Giorgio Parisi wins the prestigious Wolf Prize for Physics 2021
Theoretical physicist Giorgio Parisi, a researcher at the Italian National Institute for Nuclear Physics (INFN), professor at Sapienza University of Rome and president of the Accademia Nazionale dei Lincei, has been awarded the prestigious Wolf Prize for Physics 2021 "for his pioneering discoveries in quantum field theory, statistical mechanics and complex systems".

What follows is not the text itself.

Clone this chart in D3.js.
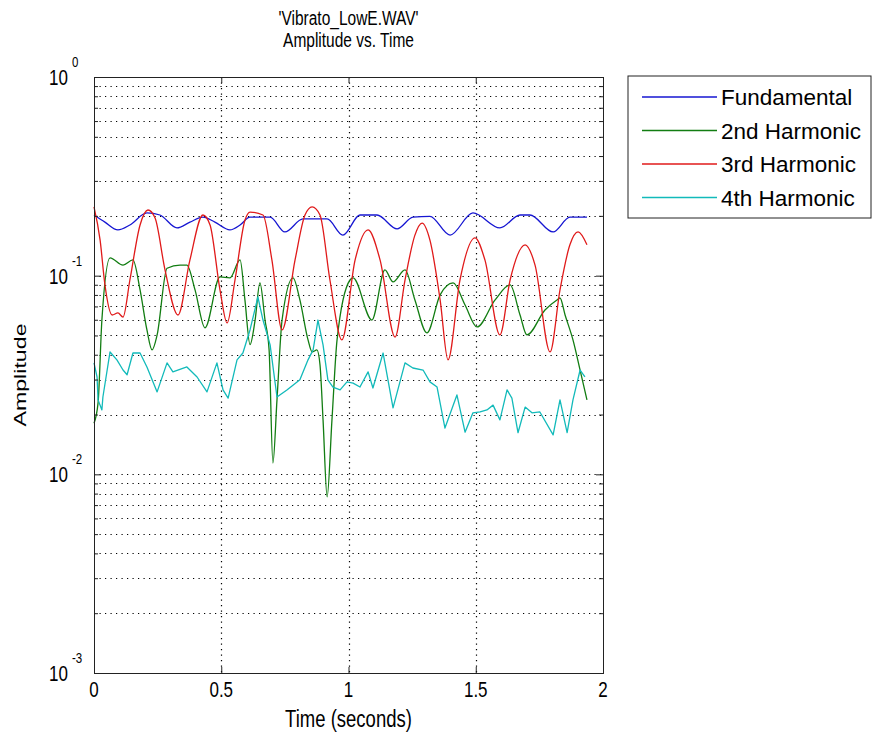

"I am extremely pleased and honoured to have received this prestigious award," says Giorgio Parisi, "not only for being included in a very illustrious party, in which I find many friends but also for being associated with the name of Riccardo Wolf, a person I greatly admire for his scientific skills and great civic commitment". "The merit of this award also goes to the many collaborators I have had, with whom we have had fun trying to unravel what used to be called the 'mysteries of nature'", concludes Parisi.
The prize awarded to Giorgio Parisi is a source of pride for the entire Sapienza community," says Rectress Antonella Polimeni, "and I am delighted to express my warmest congratulations on this prestigious additional step in the path of excellence in Italian research.

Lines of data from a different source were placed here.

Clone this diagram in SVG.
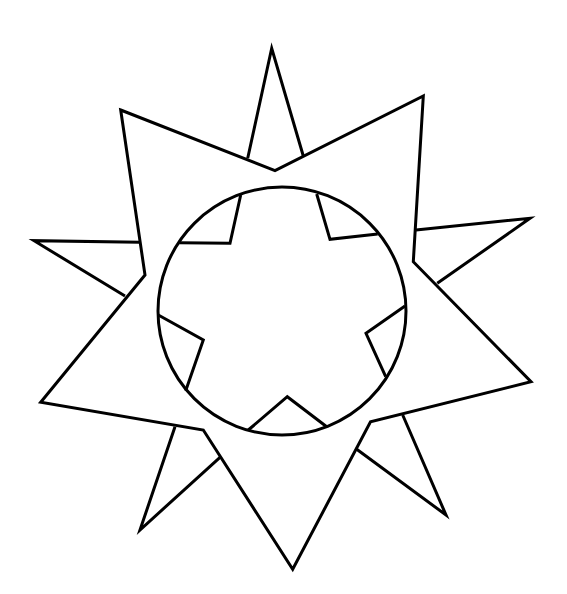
<svg xmlns="http://www.w3.org/2000/svg" width="567" height="594" viewBox="0 0 567 594">
<style>
.l{fill:none;stroke:#000;stroke-width:3;stroke-linejoin:miter;stroke-miterlimit:20}
.w{fill:#fff;stroke:#000;stroke-width:3;stroke-linejoin:miter;stroke-miterlimit:20}
</style>
<rect width="567" height="594" fill="#fff"/>
<g id="back-star">
<path class="l" d="M247.7,158.3 L271.7,48.3 L303.3,156"/>
<path class="l" d="M416,230 L530,218.3 L437.3,283.3"/>
<path class="l" d="M402.7,415 L446,515 L356.7,449.3"/>
<path class="l" d="M175,426.7 L140,530 L220,457.3"/>
<path class="l" d="M140,242.3 L34,240.7 L125,296"/>
</g>
<g id="front-star">
<polygon class="w" points="120.7,110 275,170.7 423.3,96 413.3,261.7 531,381.7 370.5,421.7 292.7,569.3 203.3,430 40.7,402.3 145,275"/>
</g>
<g id="circle">
<circle class="w" cx="282" cy="311" r="124"/>
</g>
<g id="inner-star">
<path class="l" d="M240.7,195 L230,243.3 L179.3,242.7"/>
<path class="l" d="M316.7,194 L330,239.3 L377.7,234"/>
<path class="l" d="M405,306 L366,333.3 L385.7,376.7"/>
<path class="l" d="M326.7,426.7 L287.3,396.7 L248.3,430"/>
<path class="l" d="M185.7,390.7 L203.3,340 L158.3,315"/>
</g>
</svg>
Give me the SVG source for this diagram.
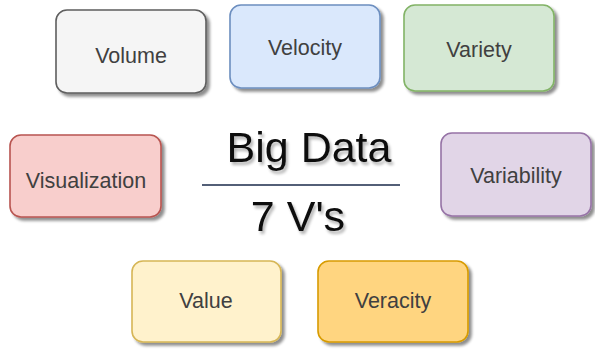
<svg xmlns="http://www.w3.org/2000/svg" width="595" height="351" viewBox="0 0 595 351">
<defs>
<filter id="sh" x="-10%" y="-10%" width="130%" height="130%">
<feGaussianBlur in="SourceAlpha" stdDeviation="1.5"/>
<feOffset dx="3" dy="3" result="b"/>
<feComponentTransfer><feFuncA type="linear" slope="0.45"/></feComponentTransfer>
<feMerge><feMergeNode/><feMergeNode in="SourceGraphic"/></feMerge>
</filter>
<filter id="tsh" x="-10%" y="-10%" width="130%" height="140%">
<feGaussianBlur in="SourceAlpha" stdDeviation="1.5"/>
<feOffset dx="2" dy="3" result="b"/>
<feComponentTransfer><feFuncA type="linear" slope="0.3"/></feComponentTransfer>
<feMerge><feMergeNode/><feMergeNode in="SourceGraphic"/></feMerge>
</filter>
</defs>
<style>
.box{stroke-width:1.6;filter:url(#sh)}
.lbl{font-family:"Liberation Sans",Arial,sans-serif;font-size:21.5px;fill:#404040;text-anchor:middle}
.big{font-family:"Liberation Sans",Arial,sans-serif;font-size:43px;fill:#111;text-anchor:middle;filter:url(#tsh)}
</style>
<rect width="595" height="351" fill="#ffffff"/>
<g id="volume">
<rect class="box" x="56" y="10" width="150" height="83" rx="11" fill="#f5f5f5" stroke="#5e5e5e"/>
<text class="lbl" x="131" y="63">Volume</text>
</g>
<g id="velocity">
<rect class="box" x="230" y="5" width="150" height="83" rx="11" fill="#dae8fc" stroke="#6c8ebf"/>
<text class="lbl" x="305" y="55">Velocity</text>
</g>
<g id="variety">
<rect class="box" x="404" y="5" width="150" height="86" rx="11" fill="#d5e8d4" stroke="#82b366"/>
<text class="lbl" x="479" y="57">Variety</text>
</g>
<g id="visualization">
<rect class="box" x="10" y="135" width="151" height="82" rx="11" fill="#f8cecc" stroke="#b85450"/>
<text class="lbl" x="86" y="188">Visualization</text>
</g>
<g id="variability">
<rect class="box" x="441" y="133" width="150" height="83" rx="11" fill="#e1d5e7" stroke="#9673a6"/>
<text class="lbl" x="516" y="183">Variability</text>
</g>
<g id="value">
<rect class="box" x="132" y="261" width="149" height="81" rx="11" fill="#fff2cc" stroke="#d6b656"/>
<text class="lbl" x="206" y="308">Value</text>
</g>
<g id="veracity">
<rect class="box" x="318" y="261" width="150" height="81" rx="11" fill="#ffd580" stroke="#d79b00"/>
<text class="lbl" x="393" y="308">Veracity</text>
</g>
<g id="title">
<text class="big" x="309" y="162">Big Data</text>
<line x1="202" y1="185" x2="400" y2="185" stroke="#1a2a4a" stroke-width="1.5"/>
<text class="big" x="298" y="231">7 V's</text>
</g>
<g id="connectors"/>
</svg>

The Wolf Foundation of Israel established the Wolf Prize in 1978 to recognise scientists and artists who have produced "achievements in the interest of humanity and friendly relations between people, regardless of nationality, race, colour, religion, sex or political opinion". Among those who have won the Wolf Prize in physics are Giuseppe Occhialini, Bruno Rossi, Riccardo Giacconi, Leon Lederman, Roger Penrose, Stephen Hawking, and Peter Higgs to name but a few of the best-known scientists.

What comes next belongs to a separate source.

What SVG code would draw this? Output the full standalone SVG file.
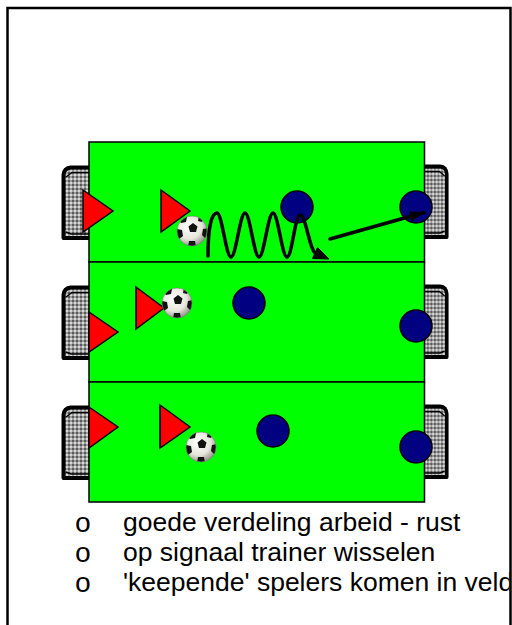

Giorgio Parisi is full professor of Theoretical Physics at Sapienza University of Rome, a research associate at INFN, the Italian National Institute of Nuclear Physics and since 2018 president of the Accademia dei lincei. Born in Rome in 1948, Parisi completed his studies at Sapienza University of Rome where he graduated in physics in 1970 under Nicola Cabibbo's guidance. He began his scientific career at INFN's Frascati National Laboratories, first as a member of CNR-National Research Council of Italy( 1971-1973) and then as a researcher at INFN (1973-1981). During this period he spent long periods abroad, first at Columbia University in New York (1973-1974), then at the Institut des Hautes Etudes Scientifiques in Bures-sur-Yvettes (1976-1977), and at the Ecole Normale Superieure in Paris (1977-1978). In his scientific career, Giorgio Parisi has made many decisive and widely recognised contributions in different physics areas: in particle physics, statistical mechanics, fluid dynamics, condensed matter, supercomputers. He has also written articles on neural networks, the immune system and group movement in animals. He has been the winner of two advanced grants from the Erc European Research Council, in 2010 and 2016, and is the author of over six hundred articles and contributions to scientific conferences and four books. His works are well known. In 1992 he was awarded the Boltzmann Medal (awarded every three years by the IUPAP International Union of Pure and Applied Physics for new achievements in thermodynamics and statistical mechanics) for his contributions to the theory of disordered systems, and the Max Planck Medal in 2011, by the German physics society Deutsche Physikalische Gesellschaft. He received the Feltrinelli Prize for Physics in 1987, Italgas in 1993, the Dirac Medal for Theoretical Physics in 1999, the Italian Prime Minister's Award in 2002, Enrico Fermi in 2003, Dannie Heineman in 2005, Nonino in 2005, Galileo in 2006, Microsoft in 2007, Lagrange in 2009, Vittorio De Sica in 2011, Prix des Trois Physiciens in 2012, the Nature Award Mentoring in Science in 2013, High Energy and Particle Physics from the Eps European Physical Society in 2015, Lars Onsager from the APS American Physical Society in 2016. He is a member of the Academy of the Forty, the Académie des Sciences, the National Academy of Sciences of the United States, the European Academy and the American Philosophical Society.